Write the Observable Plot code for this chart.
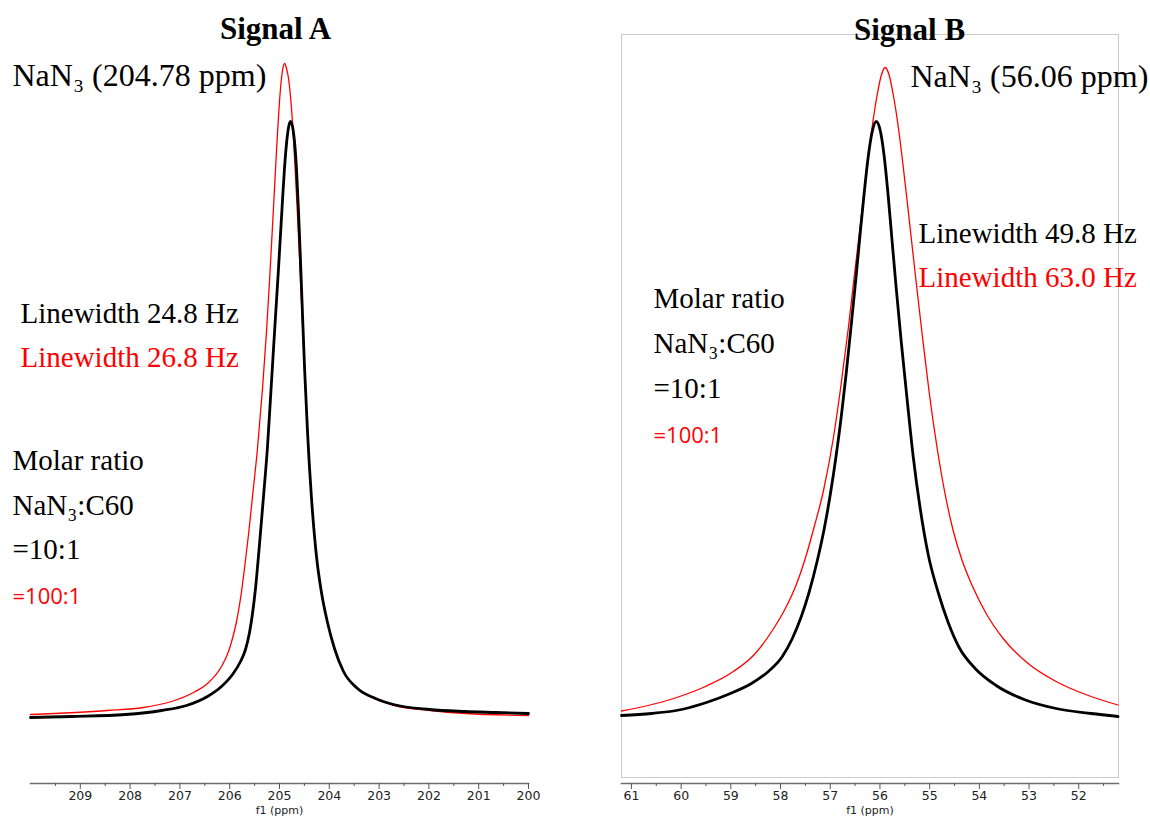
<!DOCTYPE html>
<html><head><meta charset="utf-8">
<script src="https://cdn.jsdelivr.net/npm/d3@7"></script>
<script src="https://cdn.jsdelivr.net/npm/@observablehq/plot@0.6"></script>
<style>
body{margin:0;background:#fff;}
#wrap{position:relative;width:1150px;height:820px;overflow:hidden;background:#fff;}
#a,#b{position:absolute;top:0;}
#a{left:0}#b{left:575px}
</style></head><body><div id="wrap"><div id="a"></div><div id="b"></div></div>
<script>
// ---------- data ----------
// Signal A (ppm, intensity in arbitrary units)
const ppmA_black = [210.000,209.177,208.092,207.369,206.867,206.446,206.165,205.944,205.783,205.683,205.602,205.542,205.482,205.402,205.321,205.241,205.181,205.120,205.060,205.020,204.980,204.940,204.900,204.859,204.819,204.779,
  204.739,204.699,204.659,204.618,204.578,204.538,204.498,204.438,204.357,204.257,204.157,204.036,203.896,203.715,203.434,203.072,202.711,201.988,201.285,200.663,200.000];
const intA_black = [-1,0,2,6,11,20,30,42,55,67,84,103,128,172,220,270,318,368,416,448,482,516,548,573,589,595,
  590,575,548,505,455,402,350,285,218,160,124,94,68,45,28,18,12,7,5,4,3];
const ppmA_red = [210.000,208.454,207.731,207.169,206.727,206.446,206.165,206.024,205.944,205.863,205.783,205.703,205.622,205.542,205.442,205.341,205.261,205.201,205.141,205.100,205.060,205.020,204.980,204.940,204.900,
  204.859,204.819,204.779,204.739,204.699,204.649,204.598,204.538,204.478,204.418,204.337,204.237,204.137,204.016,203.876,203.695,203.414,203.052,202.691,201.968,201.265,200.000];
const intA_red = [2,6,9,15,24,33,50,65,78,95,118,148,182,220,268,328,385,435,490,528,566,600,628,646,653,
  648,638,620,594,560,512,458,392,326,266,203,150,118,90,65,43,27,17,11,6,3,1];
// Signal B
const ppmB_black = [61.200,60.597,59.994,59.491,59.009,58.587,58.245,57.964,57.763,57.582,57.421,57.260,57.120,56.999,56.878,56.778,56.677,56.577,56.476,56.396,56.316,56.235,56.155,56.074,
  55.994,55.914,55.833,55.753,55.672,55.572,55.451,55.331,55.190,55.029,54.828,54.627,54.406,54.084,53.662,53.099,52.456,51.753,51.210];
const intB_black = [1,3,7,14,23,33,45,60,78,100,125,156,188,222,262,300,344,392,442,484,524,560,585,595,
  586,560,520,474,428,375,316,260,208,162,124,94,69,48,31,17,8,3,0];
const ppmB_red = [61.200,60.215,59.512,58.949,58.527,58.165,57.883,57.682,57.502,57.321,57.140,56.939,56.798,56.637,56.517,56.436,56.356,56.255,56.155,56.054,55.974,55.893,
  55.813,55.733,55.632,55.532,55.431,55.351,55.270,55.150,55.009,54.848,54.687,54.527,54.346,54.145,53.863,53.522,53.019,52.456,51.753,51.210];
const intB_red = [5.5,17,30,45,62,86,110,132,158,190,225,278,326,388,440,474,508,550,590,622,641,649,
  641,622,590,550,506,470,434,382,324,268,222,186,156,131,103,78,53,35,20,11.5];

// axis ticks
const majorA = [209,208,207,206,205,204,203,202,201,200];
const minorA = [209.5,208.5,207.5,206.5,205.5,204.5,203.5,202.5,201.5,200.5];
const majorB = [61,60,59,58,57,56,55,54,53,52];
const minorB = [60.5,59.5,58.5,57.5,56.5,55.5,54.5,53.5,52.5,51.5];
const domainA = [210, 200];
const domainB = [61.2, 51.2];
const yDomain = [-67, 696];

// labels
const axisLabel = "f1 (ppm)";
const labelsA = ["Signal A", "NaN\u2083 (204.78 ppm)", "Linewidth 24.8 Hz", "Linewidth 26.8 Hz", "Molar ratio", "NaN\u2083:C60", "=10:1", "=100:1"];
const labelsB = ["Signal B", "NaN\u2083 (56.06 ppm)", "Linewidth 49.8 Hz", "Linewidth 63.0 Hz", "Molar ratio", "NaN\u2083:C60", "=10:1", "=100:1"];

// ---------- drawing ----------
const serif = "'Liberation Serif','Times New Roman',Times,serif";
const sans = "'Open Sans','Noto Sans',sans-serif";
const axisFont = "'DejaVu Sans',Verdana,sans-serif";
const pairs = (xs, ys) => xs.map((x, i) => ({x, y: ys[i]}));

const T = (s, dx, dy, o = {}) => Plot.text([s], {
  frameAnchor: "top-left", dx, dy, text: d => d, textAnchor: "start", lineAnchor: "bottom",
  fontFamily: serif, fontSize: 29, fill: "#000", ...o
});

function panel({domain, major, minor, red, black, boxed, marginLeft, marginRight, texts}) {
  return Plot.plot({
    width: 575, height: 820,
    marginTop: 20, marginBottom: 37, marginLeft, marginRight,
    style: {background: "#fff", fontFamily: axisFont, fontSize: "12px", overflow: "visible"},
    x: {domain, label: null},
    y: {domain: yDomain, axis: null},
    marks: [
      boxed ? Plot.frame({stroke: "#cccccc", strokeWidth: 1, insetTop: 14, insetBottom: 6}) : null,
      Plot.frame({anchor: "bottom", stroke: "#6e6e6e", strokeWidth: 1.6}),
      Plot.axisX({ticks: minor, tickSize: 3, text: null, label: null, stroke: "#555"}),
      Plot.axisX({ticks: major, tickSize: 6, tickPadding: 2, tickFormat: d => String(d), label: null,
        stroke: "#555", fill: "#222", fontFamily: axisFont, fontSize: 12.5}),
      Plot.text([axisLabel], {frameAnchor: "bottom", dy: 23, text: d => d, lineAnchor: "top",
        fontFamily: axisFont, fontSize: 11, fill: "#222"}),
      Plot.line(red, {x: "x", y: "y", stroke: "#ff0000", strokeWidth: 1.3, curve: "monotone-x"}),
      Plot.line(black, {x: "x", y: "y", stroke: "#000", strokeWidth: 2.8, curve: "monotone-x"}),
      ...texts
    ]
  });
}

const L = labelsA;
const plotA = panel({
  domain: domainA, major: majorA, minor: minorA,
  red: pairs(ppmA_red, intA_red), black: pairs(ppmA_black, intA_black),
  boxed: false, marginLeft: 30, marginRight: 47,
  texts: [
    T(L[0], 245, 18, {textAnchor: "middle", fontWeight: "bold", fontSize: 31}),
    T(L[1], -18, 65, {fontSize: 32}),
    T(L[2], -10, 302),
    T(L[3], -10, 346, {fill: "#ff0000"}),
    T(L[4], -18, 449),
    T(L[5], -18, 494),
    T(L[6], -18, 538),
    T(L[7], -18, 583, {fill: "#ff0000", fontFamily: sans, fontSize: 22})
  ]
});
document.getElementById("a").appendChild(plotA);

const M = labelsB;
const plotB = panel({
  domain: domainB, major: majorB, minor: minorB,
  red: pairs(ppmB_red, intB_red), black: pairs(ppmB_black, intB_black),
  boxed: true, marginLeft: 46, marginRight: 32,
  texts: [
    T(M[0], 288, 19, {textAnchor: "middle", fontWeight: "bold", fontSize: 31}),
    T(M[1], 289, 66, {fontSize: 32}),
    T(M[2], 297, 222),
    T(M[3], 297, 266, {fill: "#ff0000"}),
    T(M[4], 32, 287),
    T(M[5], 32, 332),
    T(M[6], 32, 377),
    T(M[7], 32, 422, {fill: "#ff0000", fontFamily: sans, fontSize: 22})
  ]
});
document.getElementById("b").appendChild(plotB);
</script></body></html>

※

* **Exercise objective**:
Transcribe the listing in full and omit the pictures.

* **Exercise output**:
Write the Observable Plot code for this chart.
<!DOCTYPE html>
<html><head><meta charset="utf-8">
<script src="https://cdn.jsdelivr.net/npm/d3@7"></script>
<script src="https://cdn.jsdelivr.net/npm/@observablehq/plot@0.6"></script>
<style>
body{margin:0;background:#fff;}
#wrap{position:relative;width:1150px;height:820px;overflow:hidden;background:#fff;}
#a,#b{position:absolute;top:0;}
#a{left:0}#b{left:575px}
</style></head><body><div id="wrap"><div id="a"></div><div id="b"></div></div>
<script>
// ---------- data ----------
// Signal A (ppm, intensity in arbitrary units)
const ppmA_black = [210.000,209.177,208.092,207.369,206.867,206.446,206.165,205.944,205.783,205.683,205.602,205.542,205.482,205.402,205.321,205.241,205.181,205.120,205.060,205.020,204.980,204.940,204.900,204.859,204.819,204.779,
  204.739,204.699,204.659,204.618,204.578,204.538,204.498,204.438,204.357,204.257,204.157,204.036,203.896,203.715,203.434,203.072,202.711,201.988,201.285,200.663,200.000];
const intA_black = [-1,0,2,6,11,20,30,42,55,67,84,103,128,172,220,270,318,368,416,448,482,516,548,573,589,595,
  590,575,548,505,455,402,350,285,218,160,124,94,68,45,28,18,12,7,5,4,3];
const ppmA_red = [210.000,208.454,207.731,207.169,206.727,206.446,206.165,206.024,205.944,205.863,205.783,205.703,205.622,205.542,205.442,205.341,205.261,205.201,205.141,205.100,205.060,205.020,204.980,204.940,204.900,
  204.859,204.819,204.779,204.739,204.699,204.649,204.598,204.538,204.478,204.418,204.337,204.237,204.137,204.016,203.876,203.695,203.414,203.052,202.691,201.968,201.265,200.000];
const intA_red = [2,6,9,15,24,33,50,65,78,95,118,148,182,220,268,328,385,435,490,528,566,600,628,646,653,
  648,638,620,594,560,512,458,392,326,266,203,150,118,90,65,43,27,17,11,6,3,1];
// Signal B
const ppmB_black = [61.200,60.597,59.994,59.491,59.009,58.587,58.245,57.964,57.763,57.582,57.421,57.260,57.120,56.999,56.878,56.778,56.677,56.577,56.476,56.396,56.316,56.235,56.155,56.074,
  55.994,55.914,55.833,55.753,55.672,55.572,55.451,55.331,55.190,55.029,54.828,54.627,54.406,54.084,53.662,53.099,52.456,51.753,51.210];
const intB_black = [1,3,7,14,23,33,45,60,78,100,125,156,188,222,262,300,344,392,442,484,524,560,585,595,
  586,560,520,474,428,375,316,260,208,162,124,94,69,48,31,17,8,3,0];
const ppmB_red = [61.200,60.215,59.512,58.949,58.527,58.165,57.883,57.682,57.502,57.321,57.140,56.939,56.798,56.637,56.517,56.436,56.356,56.255,56.155,56.054,55.974,55.893,
  55.813,55.733,55.632,55.532,55.431,55.351,55.270,55.150,55.009,54.848,54.687,54.527,54.346,54.145,53.863,53.522,53.019,52.456,51.753,51.210];
const intB_red = [5.5,17,30,45,62,86,110,132,158,190,225,278,326,388,440,474,508,550,590,622,641,649,
  641,622,590,550,506,470,434,382,324,268,222,186,156,131,103,78,53,35,20,11.5];

// axis ticks
const majorA = [209,208,207,206,205,204,203,202,201,200];
const minorA = [209.5,208.5,207.5,206.5,205.5,204.5,203.5,202.5,201.5,200.5];
const majorB = [61,60,59,58,57,56,55,54,53,52];
const minorB = [60.5,59.5,58.5,57.5,56.5,55.5,54.5,53.5,52.5,51.5];
const domainA = [210, 200];
const domainB = [61.2, 51.2];
const yDomain = [-67, 696];

// labels
const axisLabel = "f1 (ppm)";
const labelsA = ["Signal A", "NaN\u2083 (204.78 ppm)", "Linewidth 24.8 Hz", "Linewidth 26.8 Hz", "Molar ratio", "NaN\u2083:C60", "=10:1", "=100:1"];
const labelsB = ["Signal B", "NaN\u2083 (56.06 ppm)", "Linewidth 49.8 Hz", "Linewidth 63.0 Hz", "Molar ratio", "NaN\u2083:C60", "=10:1", "=100:1"];

// ---------- drawing ----------
const serif = "'Liberation Serif','Times New Roman',Times,serif";
const sans = "'Open Sans','Noto Sans',sans-serif";
const axisFont = "'DejaVu Sans',Verdana,sans-serif";
const pairs = (xs, ys) => xs.map((x, i) => ({x, y: ys[i]}));

const T = (s, dx, dy, o = {}) => Plot.text([s], {
  frameAnchor: "top-left", dx, dy, text: d => d, textAnchor: "start", lineAnchor: "bottom",
  fontFamily: serif, fontSize: 29, fill: "#000", ...o
});

function panel({domain, major, minor, red, black, boxed, marginLeft, marginRight, texts}) {
  return Plot.plot({
    width: 575, height: 820,
    marginTop: 20, marginBottom: 37, marginLeft, marginRight,
    style: {background: "#fff", fontFamily: axisFont, fontSize: "12px", overflow: "visible"},
    x: {domain, label: null},
    y: {domain: yDomain, axis: null},
    marks: [
      boxed ? Plot.frame({stroke: "#cccccc", strokeWidth: 1, insetTop: 14, insetBottom: 6}) : null,
      Plot.frame({anchor: "bottom", stroke: "#6e6e6e", strokeWidth: 1.6}),
      Plot.axisX({ticks: minor, tickSize: 3, text: null, label: null, stroke: "#555"}),
      Plot.axisX({ticks: major, tickSize: 6, tickPadding: 2, tickFormat: d => String(d), label: null,
        stroke: "#555", fill: "#222", fontFamily: axisFont, fontSize: 12.5}),
      Plot.text([axisLabel], {frameAnchor: "bottom", dy: 23, text: d => d, lineAnchor: "top",
        fontFamily: axisFont, fontSize: 11, fill: "#222"}),
      Plot.line(red, {x: "x", y: "y", stroke: "#ff0000", strokeWidth: 1.3, curve: "monotone-x"}),
      Plot.line(black, {x: "x", y: "y", stroke: "#000", strokeWidth: 2.8, curve: "monotone-x"}),
      ...texts
    ]
  });
}

const L = labelsA;
const plotA = panel({
  domain: domainA, major: majorA, minor: minorA,
  red: pairs(ppmA_red, intA_red), black: pairs(ppmA_black, intA_black),
  boxed: false, marginLeft: 30, marginRight: 47,
  texts: [
    T(L[0], 245, 18, {textAnchor: "middle", fontWeight: "bold", fontSize: 31}),
    T(L[1], -18, 65, {fontSize: 32}),
    T(L[2], -10, 302),
    T(L[3], -10, 346, {fill: "#ff0000"}),
    T(L[4], -18, 449),
    T(L[5], -18, 494),
    T(L[6], -18, 538),
    T(L[7], -18, 583, {fill: "#ff0000", fontFamily: sans, fontSize: 22})
  ]
});
document.getElementById("a").appendChild(plotA);

const M = labelsB;
const plotB = panel({
  domain: domainB, major: majorB, minor: minorB,
  red: pairs(ppmB_red, intB_red), black: pairs(ppmB_black, intB_black),
  boxed: true, marginLeft: 46, marginRight: 32,
  texts: [
    T(M[0], 288, 19, {textAnchor: "middle", fontWeight: "bold", fontSize: 31}),
    T(M[1], 289, 66, {fontSize: 32}),
    T(M[2], 297, 222),
    T(M[3], 297, 266, {fill: "#ff0000"}),
    T(M[4], 32, 287),
    T(M[5], 32, 332),
    T(M[6], 32, 377),
    T(M[7], 32, 422, {fill: "#ff0000", fontFamily: sans, fontSize: 22})
  ]
});
document.getElementById("b").appendChild(plotB);
</script></body></html>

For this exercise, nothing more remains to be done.